Dataset items
## Begin

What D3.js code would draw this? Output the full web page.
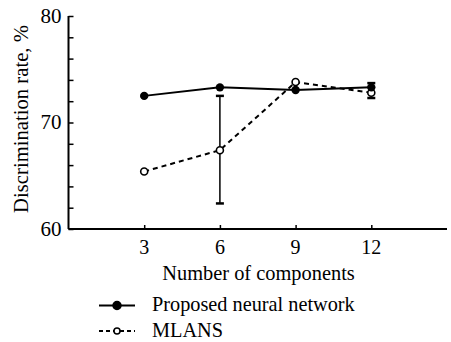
<!DOCTYPE html>
<html>
<head>
<meta charset="utf-8">
<script src="https://cdn.jsdelivr.net/npm/d3@7"></script>
<style>
  body { margin: 0; background: #fff; }
</style>
</head>
<body>
<svg id="chart" width="451" height="342" font-family="Liberation Serif"></svg>
<script>
// data
const components = [3, 6, 9, 12]
const proposed = [72.5, 73.3, 73.05, 73.3]
const mlans = [65.4, 67.4, 73.8, 72.8]
// error bars of MLANS: [component, low, high]
const mlansErr = [[6, 62.4, 72.5], [12, 72.3, 73.7]]
const xTicks = [3, 6, 9, 12]
const yTicks = [60, 62, 64, 66, 68, 70, 72, 74, 76, 78, 80]
const yLabels = [60, 70, 80]
const legendNames = ['Proposed neural network', 'MLANS']

const svg = d3.select('#chart')
const font = 'Liberation Serif'

const x = d3.scaleLinear().domain([0, 15]).range([68.5, 447])
const y = d3.scaleLinear().domain([60, 80]).range([229, 16])

// axes
const yAxis = d3.axisRight(y)
    .tickValues(yTicks)
    .tickSize(5)
    .tickFormat('')
const gy = svg.append('g')
    .attr('transform', `translate(${x(0)},0)`)
    .call(yAxis)
gy.select('.domain').attr('stroke-width', 2).attr('d', `M0,${y(80)}V${y(60)}`)
gy.selectAll('.tick line').attr('stroke-width', 1.5)

svg.append('g').selectAll('text')
    .data(yLabels)
    .join('text')
    .attr('x', x(0) - 7)
    .attr('y', d => y(d))
    .attr('dy', '0.33em')
    .attr('text-anchor', 'end')
    .attr('font-family', font)
    .attr('font-size', 21)
    .text(d => d)

const xAxis = d3.axisTop(x)
    .tickValues(xTicks)
    .tickSize(4)
    .tickFormat('')
const gx = svg.append('g')
    .attr('transform', `translate(0,${y(60)})`)
    .call(xAxis)
gx.select('.domain').attr('stroke-width', 2).attr('d', `M${x(0)},0H${x(15)}`)
gx.selectAll('.tick line').attr('stroke-width', 1.5)

svg.append('g').selectAll('text')
    .data(xTicks)
    .join('text')
    .attr('x', d => x(d))
    .attr('y', 254)
    .attr('text-anchor', 'middle')
    .attr('font-family', font)
    .attr('font-size', 20)
    .text(d => d)

svg.append('text')
    .attr('x', 258.5)
    .attr('y', 279.5)
    .attr('text-anchor', 'middle')
    .attr('font-family', font)
    .attr('font-size', 20.4)
    .text('Number of components')

svg.append('text')
    .attr('transform', `translate(28,${(25 + 213) / 2}) rotate(-90)`)
    .attr('text-anchor', 'middle')
    .attr('font-family', font)
    .attr('font-size', 20.7)
    .text('Discrimination rate, %')

// error bars
const err = svg.append('g')
err.selectAll('line.bar')
    .data(mlansErr)
    .join('line')
    .attr('x1', d => x(d[0])).attr('x2', d => x(d[0]))
    .attr('y1', d => y(d[1])).attr('y2', d => y(d[2]))
    .attr('stroke', '#000').attr('stroke-width', 1.5)
err.selectAll('line.cap')
    .data(mlansErr.flatMap(d => [[d[0], d[1]], [d[0], d[2]]]))
    .join('line')
    .attr('x1', d => x(d[0]) - 4).attr('x2', d => x(d[0]) + 4)
    .attr('y1', d => y(d[1])).attr('y2', d => y(d[1]))
    .attr('stroke', '#000').attr('stroke-width', 2.5)

const line = d3.line().x(d => x(d[0])).y(d => y(d[1]))

// MLANS dashed line
svg.append('path')
    .attr('d', line(d3.zip(components, mlans)))
    .attr('fill', 'none').attr('stroke', '#000')
    .attr('stroke-width', 2).attr('stroke-dasharray', '5,4')

// Proposed solid line
svg.append('path')
    .attr('d', line(d3.zip(components, proposed)))
    .attr('fill', 'none').attr('stroke', '#000')
    .attr('stroke-width', 2)

svg.append('g').selectAll('circle')
    .data(d3.zip(components, mlans))
    .join('circle')
    .attr('cx', d => x(d[0])).attr('cy', d => y(d[1]))
    .attr('r', 3.5)
    .attr('fill', '#fff').attr('stroke', '#000').attr('stroke-width', 1.6)

svg.append('g').selectAll('circle')
    .data(d3.zip(components, proposed))
    .join('circle')
    .attr('cx', d => x(d[0])).attr('cy', d => y(d[1]))
    .attr('r', 4.2)
    .attr('fill', '#000')

// legend
const legend = svg.append('g')
    .selectAll('g')
    .data(legendNames)
    .join('g')
    .attr('transform', (d, i) => `translate(99,${305.5 + i * 25.5})`)
legend.append('line')
    .attr('x1', 0).attr('x2', 36)
    .attr('stroke', '#000').attr('stroke-width', 2)
    .attr('stroke-dasharray', (d, i) => i ? '4,3' : null)
legend.append('circle')
    .attr('cx', 18).attr('r', (d, i) => i ? 3 : 4)
    .attr('fill', (d, i) => i ? '#fff' : '#000')
    .attr('stroke', '#000').attr('stroke-width', 1.5)
legend.append('text')
    .attr('x', 53).attr('y', 5.5)
    .attr('font-family', font)
    .attr('font-size', 20.3)
    .text(d => d)
</script>
</body>
</html>
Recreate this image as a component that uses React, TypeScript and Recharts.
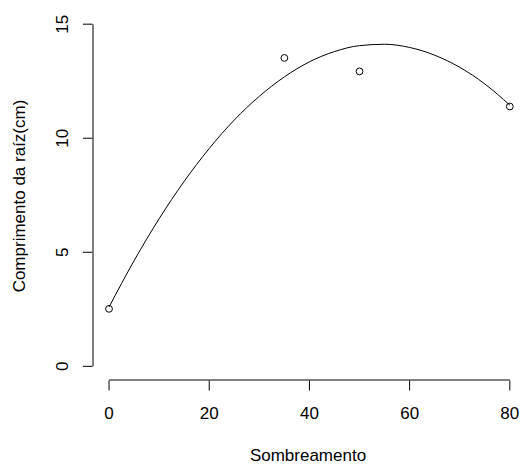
import React from 'react';
import { ComposedChart, XAxis, YAxis, Scatter, Line, ReferenceLine } from 'recharts';

const sombreamento = [0, 35, 50, 80];
const comprimento = [2.52, 13.52, 12.93, 11.39];

const curveX = [0, 5, 10, 15, 20, 25, 30, 35, 40, 45, 50, 55, 60, 65, 70, 75, 80];
const curveY = [2.6, 4.63, 6.47, 8.11, 9.55, 10.8, 11.84, 12.69, 13.35, 13.8, 14.06, 14.12, 13.98, 13.64, 13.11, 12.38, 11.45];

const xTicks = [0, 20, 40, 60, 80];
const yTicks = [0, 5, 10, 15];

const xTitle = 'Sombreamento';
const yTitle = 'Comprimento da raíz(cm)';

const pointData = sombreamento.map((x, i) => ({ x, y: comprimento[i] }));
const curveData = curveX.map((x, i) => ({ x, y: curveY[i] }));

const FONT = '"Liberation Sans", Arial, Helvetica, sans-serif';
const FS = 17;

const XTick = (props: any) => {
  const { x, payload } = props;
  return (
    <g>
      <line x1={x} x2={x} y1={380.5} y2={390.5} stroke="#000" strokeWidth={1} />
      <text x={x} y={419} textAnchor="middle" fontSize={FS} fontFamily={FONT} fill="#000">
        {payload.value}
      </text>
    </g>
  );
};

const YTick = (props: any) => {
  const { y, payload } = props;
  return (
    <g>
      <line x1={83} x2={92.5} y1={y} y2={y} stroke="#000" strokeWidth={1} />
      <text
        x={68}
        y={y}
        transform={`rotate(-90, 68, ${y})`}
        textAnchor="middle"
        fontSize={FS}
        fontFamily={FONT}
        fill="#000"
      >
        {payload.value}
      </text>
    </g>
  );
};

const XTitle = () => (
  <text x={308} y={461} textAnchor="middle" fontSize={FS} fontFamily={FONT} fill="#000">
    {xTitle}
  </text>
);

const YTitle = () => (
  <text
    x={25}
    y={196}
    transform="rotate(-90, 25, 196)"
    textAnchor="middle"
    fontSize={FS}
    fontFamily={FONT}
    fill="#000"
  >
    {yTitle}
  </text>
);

const OpenCircle = (props: any) => {
  const { cx, cy } = props;
  return <circle cx={cx} cy={cy} r={3.4} fill="none" stroke="#000" strokeWidth={1} />;
};

export default function App() {
  return (
    <div style={{ position: 'absolute', left: 0, top: 0, width: 520, height: 464, background: '#fff' }}>
      <ComposedChart width={520} height={464} margin={{ top: 10.5, right: 2, left: 0, bottom: 0 }}>
        <XAxis
          type="number"
          dataKey="x"
          domain={[-3.2, 81.63]}
          ticks={xTicks}
          interval={0}
          axisLine={false}
          tickLine={false}
          tickSize={0}
          tick={<XTick />}
          height={84}
          allowDataOverflow
          label={<XTitle />}
        />
        <YAxis
          type="number"
          dataKey="y"
          domain={[-0.6, 15.6]}
          ticks={yTicks}
          interval={0}
          axisLine={false}
          tickLine={false}
          tickSize={0}
          tick={<YTick />}
          width={93}
          allowDataOverflow
          label={<YTitle />}
        />
        <ReferenceLine
          segment={[{ x: 0, y: -0.6 }, { x: 80, y: -0.6 }]}
          stroke="#000"
          strokeWidth={1}
          ifOverflow="visible"
        />
        <ReferenceLine
          segment={[{ x: -3.2, y: 0 }, { x: -3.2, y: 15 }]}
          stroke="#000"
          strokeWidth={1}
          ifOverflow="visible"
        />
        <Line
          data={curveData}
          dataKey="y"
          type="monotone"
          stroke="#000"
          strokeWidth={1}
          dot={false}
          activeDot={false}
          isAnimationActive={false}
        />
        <Scatter data={pointData} dataKey="y" shape={<OpenCircle />} isAnimationActive={false} />
      </ComposedChart>
    </div>
  );
}
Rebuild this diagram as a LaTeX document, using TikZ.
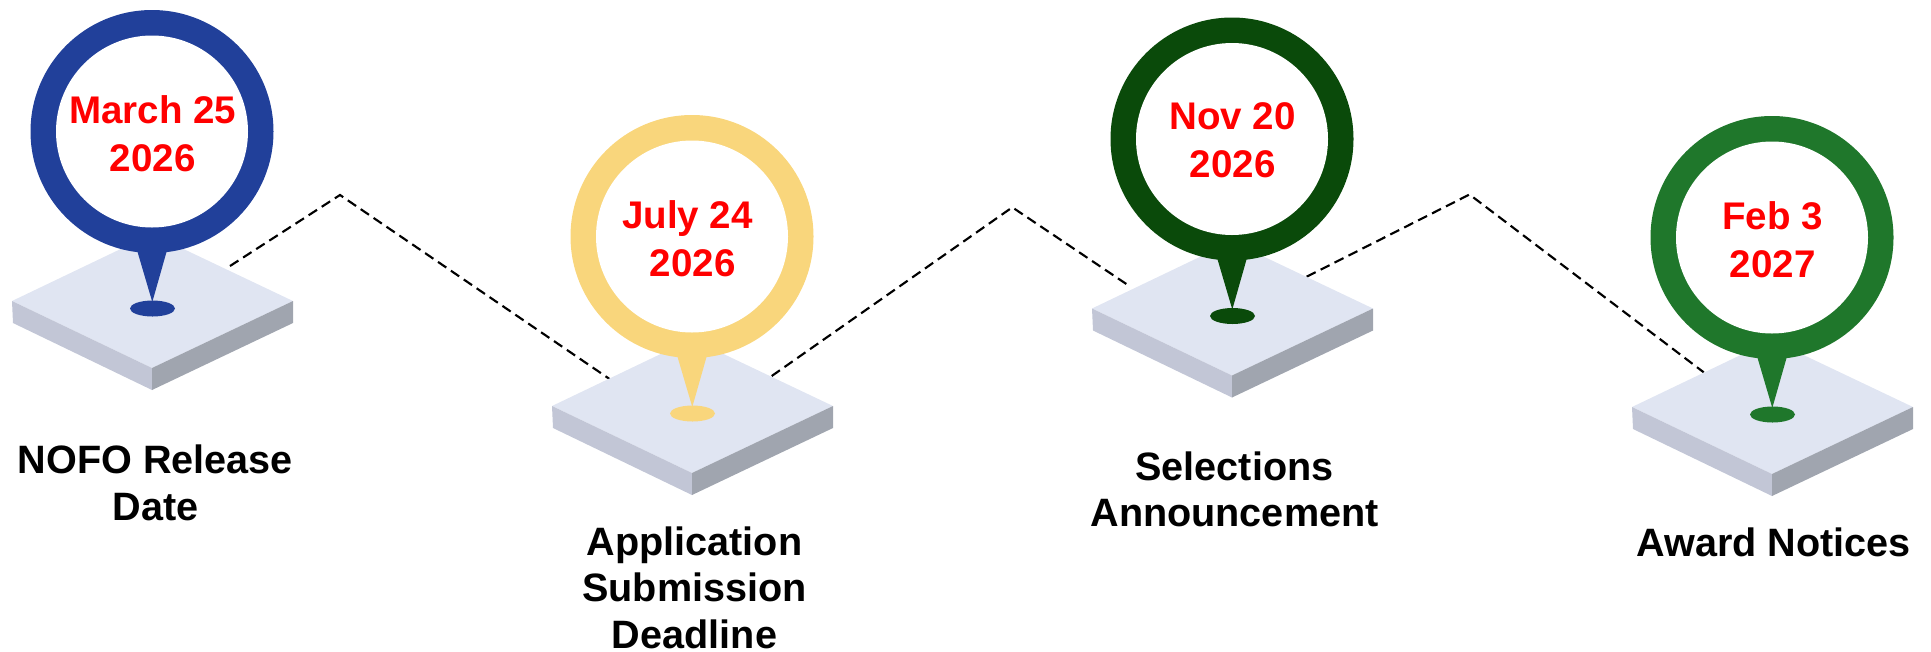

## End

▸ **Exercise objective**: Repeat the lines exactly as they stand, from the opening line of the data through the line with "const y = d3.scaleLinear().domain([60, 80]).range([229, 16])". Pictures stay out of the copy.

▸ **Reply**:
What D3.js code would draw this? Output the full web page.
<!DOCTYPE html>
<html>
<head>
<meta charset="utf-8">
<script src="https://cdn.jsdelivr.net/npm/d3@7"></script>
<style>
  body { margin: 0; background: #fff; }
</style>
</head>
<body>
<svg id="chart" width="451" height="342" font-family="Liberation Serif"></svg>
<script>
// data
const components = [3, 6, 9, 12]
const proposed = [72.5, 73.3, 73.05, 73.3]
const mlans = [65.4, 67.4, 73.8, 72.8]
// error bars of MLANS: [component, low, high]
const mlansErr = [[6, 62.4, 72.5], [12, 72.3, 73.7]]
const xTicks = [3, 6, 9, 12]
const yTicks = [60, 62, 64, 66, 68, 70, 72, 74, 76, 78, 80]
const yLabels = [60, 70, 80]
const legendNames = ['Proposed neural network', 'MLANS']

const svg = d3.select('#chart')
const font = 'Liberation Serif'

const x = d3.scaleLinear().domain([0, 15]).range([68.5, 447])
const y = d3.scaleLinear().domain([60, 80]).range([229, 16])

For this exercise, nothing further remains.